The first test and clash of methods was the now famous battle over what revolved around what in space and in what shape those orbits were made. The findings of Copernicus (who predated Bacon) and others challenged the authoritative positions of the Church and the Bible. While it wasn't pretty or easy, the early scientists eventually won that battle and the modern world was born, a world based on the reversal of the pre-modern epistemological hierarchy. Now it was exerience, reason, and, where helpful, authority that would direct human affairs for at least the next several hundred years.

This paradigm shift, this different way of looking at the world and trying to discern truth, had a tremendous impact upon first Europe and then the rest of the world. Old certainties were undermined or collapsed entirely. Previously powerful institutions found themselves seriously threatened. One of those institutions was religion, especially the Christian and Jewish Faiths which found themselves on the front lines of modernity's onslaught. This in turn produced two ways of responding to the challenge. One way was to try and defend the authority of Bible, Pope, and Creed. (Exactly which of these authorities or combination thereof you wished to defend obviously depended upon whether you were Catholic, Protestant, or Jewish.) The other way was to recognize that these authorities no longer possessed all the correct answers and that other means of discerning truth needed to be found and utilized. The former option gave rise to conservative forms of religion such as Evangelicalism while the latter produced various forms of liberal religion such as Reform Judaism and the Unitarians.

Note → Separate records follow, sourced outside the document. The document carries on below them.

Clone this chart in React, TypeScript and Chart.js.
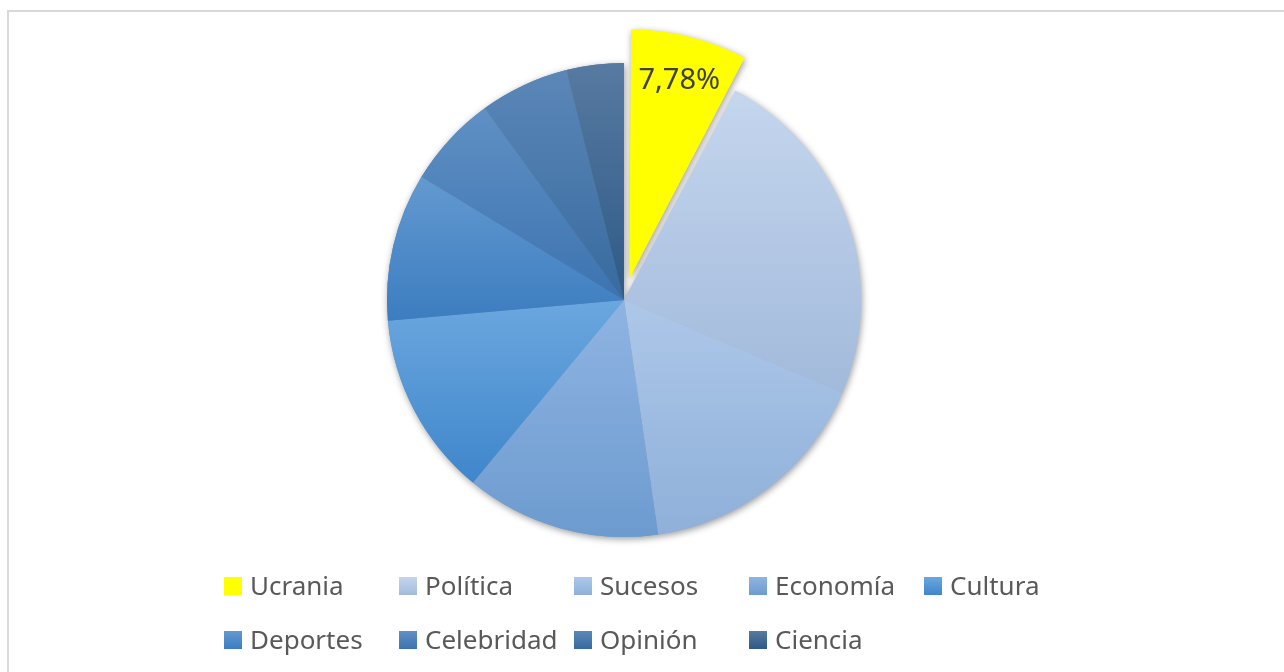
import React, { useEffect, useRef } from 'react';
import { Chart, registerables } from 'chart.js';

Chart.register(...registerables);

// ---- data ----
const categories = ['Ucrania', 'Política', 'Sucesos', 'Economía', 'Cultura', 'Deportes', 'Celebridad', 'Opinión', 'Ciencia'];
const shares = [7.78, 23.62, 16.3, 13.3, 12.6, 10.1, 6.3, 6.1, 3.9];
const labelledSlices = [true, false, false, false, false, false, false, false, false];

// ---- styles ----
const topColors = ['#FFFF00', '#c5d6ee', '#adc7e8', '#8fb4e2', '#6ba7df', '#6399d0', '#6090c4', '#5b87b8', '#577aa1'];
const bottomColors = ['#FFFF00', '#a2badb', '#8fb0da', '#6d9bcf', '#3f86cb', '#3c7dc0', '#3c73b0', '#386a9f', '#2e5a86'];
const explodeOffsets = [89, 0, 0, 0, 0, 0, 0, 0, 0];
const PIE_RADIUS = 237;
const FONT = '"Noto Sans", "Open Sans", sans-serif';

function sliceGeometry(chart: any, i: number) {
  const area = chart.chartArea;
  const cx = (area.left + area.right) / 2;
  const cy = (area.top + area.bottom) / 2;
  const total = shares.reduce((a, b) => a + b, 0);
  let cum = 0;
  for (let j = 0; j < i; j++) cum += shares[j];
  const a0 = -Math.PI / 2 + (cum / total) * Math.PI * 2;
  const a1 = a0 + (shares[i] / total) * Math.PI * 2;
  const circ = a1 - a0;
  const half = (a0 + a1) / 2;
  const off = (explodeOffsets[i] / 4) * (2 - Math.sin(Math.min(Math.PI, circ)));
  return { ox: cx + Math.cos(half) * off, oy: cy + Math.sin(half) * off, a0, a1, half };
}

function sliceGradient(chart: any, i: number) {
  if (!chart.chartArea) return topColors[i];
  const { ox, oy, a0, a1 } = sliceGeometry(chart, i);
  let minY = oy;
  let maxY = oy;
  for (let k = 0; k <= 80; k++) {
    const a = a0 + ((a1 - a0) * k) / 80;
    const y = oy + Math.sin(a) * PIE_RADIUS;
    if (y < minY) minY = y;
    if (y > maxY) maxY = y;
  }
  const g = chart.ctx.createLinearGradient(0, minY, 0, maxY);
  g.addColorStop(0, topColors[i]);
  g.addColorStop(1, bottomColors[i]);
  return g;
}

const shadowPlugin = {
  id: 'pieShadow',
  beforeDatasetsDraw(chart: any) {
    const ctx = chart.ctx;
    const meta = chart.getDatasetMeta(0);
    meta.data.forEach((arc: any) => {
      ctx.save();
      ctx.shadowColor = 'rgba(0,0,0,0.4)';
      ctx.shadowBlur = 7;
      ctx.shadowOffsetX = 1;
      ctx.shadowOffsetY = 2;
      arc.draw(ctx);
      ctx.restore();
    });
  },
};

const labelPlugin = {
  id: 'sliceLabels',
  afterDatasetsDraw(chart: any) {
    const ctx = chart.ctx;
    ctx.save();
    const size = 29;
    ctx.font = `${size}px ${FONT}`;
    ctx.fillStyle = '#404040';
    ctx.textAlign = 'center';
    ctx.textBaseline = 'alphabetic';
    shares.forEach((v, i) => {
      if (!labelledSlices[i]) return;
      const { ox, oy, half } = sliceGeometry(chart, i);
      const x = ox + Math.cos(half) * PIE_RADIUS * 0.82;
      const y = oy + Math.sin(half) * PIE_RADIUS * 0.82;
      const txt = v.toFixed(2).replace('.', ',') + '%';
      ctx.fillText(txt, x, y + size * 0.36);
    });
    ctx.restore();
  },
};

const gridLegendPlugin = {
  id: 'gridLegend',
  afterDraw(chart: any) {
    const ctx = chart.ctx;
    const left = 224;
    const colW = 175;
    const rowH = 54;
    const top = 577;
    const box = 18;
    ctx.save();
    ctx.font = `26px ${FONT}`;
    ctx.textAlign = 'left';
    ctx.textBaseline = 'alphabetic';
    categories.forEach((c, i) => {
      const col = i % 5;
      const row = Math.floor(i / 5);
      const x = left + col * colW;
      const y = top + row * rowH;
      const g = ctx.createLinearGradient(0, y, 0, y + box);
      g.addColorStop(0, topColors[i]);
      g.addColorStop(1, bottomColors[i]);
      ctx.fillStyle = g;
      ctx.fillRect(x, y, box, box);
      ctx.fillStyle = '#595959';
      ctx.fillText(c, x + box + 8, y + box);
    });
    ctx.restore();
  },
};

export default function App() {
  const canvasRef = useRef<HTMLCanvasElement | null>(null);

  useEffect(() => {
    document.body.style.margin = '0';
    document.body.style.overflow = 'hidden';
    if (!canvasRef.current) return;
    const chart = new Chart(canvasRef.current, {
      type: 'pie',
      data: {
        labels: categories,
        datasets: [
          {
            data: shares,
            backgroundColor: (ctx: any) => sliceGradient(ctx.chart, ctx.dataIndex),
            borderWidth: 0,
            offset: explodeOffsets,
            hoverOffset: 0,
          } as any,
        ],
      },
      options: {
        animation: false,
        responsive: true,
        maintainAspectRatio: false,
        radius: PIE_RADIUS,
        layout: { padding: { left: 0, right: 36, top: 0, bottom: 72 } },
        plugins: {
          legend: { display: false },
          tooltip: { enabled: false },
        },
        events: [],
      } as any,
      plugins: [shadowPlugin, labelPlugin, gridLegendPlugin],
    });
    return () => chart.destroy();
  }, []);

  return (
    <div style={{ position: 'fixed', left: 0, top: 0, width: 1284, height: 672, background: '#fff' }}>
      <div
        style={{
          position: 'absolute',
          left: 7,
          top: 10,
          width: 1277,
          height: 662,
          borderTop: '2px solid #d9d9d9',
          borderLeft: '2px solid #d9d9d9',
          boxSizing: 'border-box',
        }}
      />
      <div style={{ position: 'absolute', left: 0, top: 0, width: 1284, height: 672 }}>
        <canvas ref={canvasRef} />
      </div>
    </div>
  );
}
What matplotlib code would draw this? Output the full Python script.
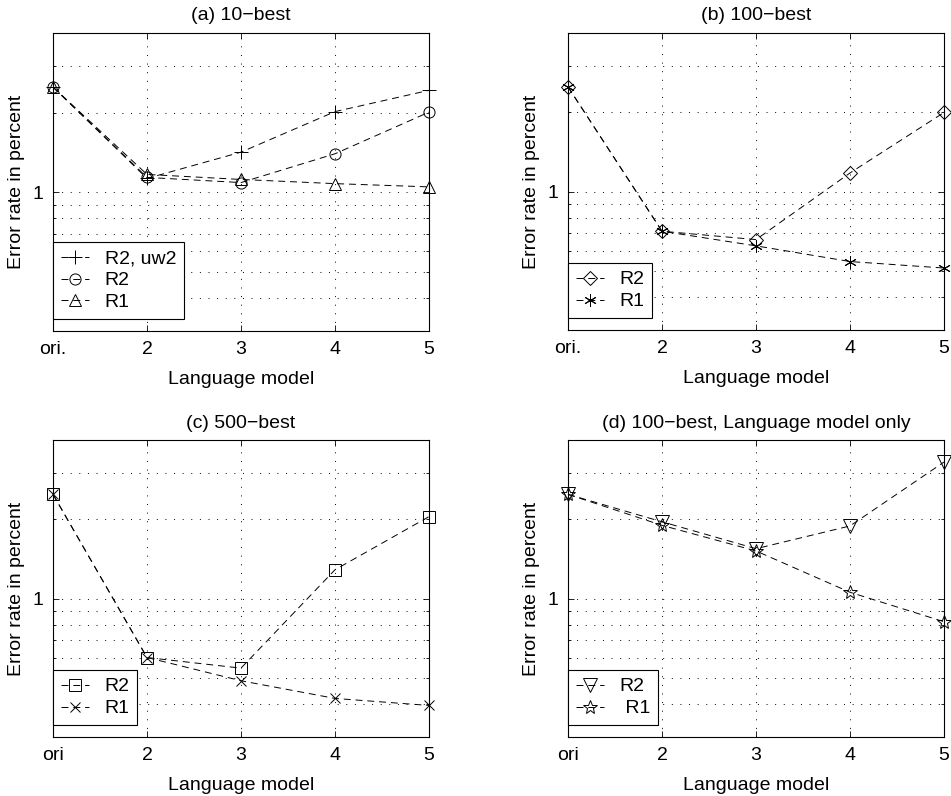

In my next post I will look at some of the ways these two different appoaches to modernity play out. If you are interested in learning more about the historical rise of modern thought I would very highly recommend the Teaching Company's course on the subject. It really helped me to clarify some issues and a good deal of this post is directly indebted to it. I think it sells for about $50-60 on CD but it is very well done and well worth the monetary and temporal investment.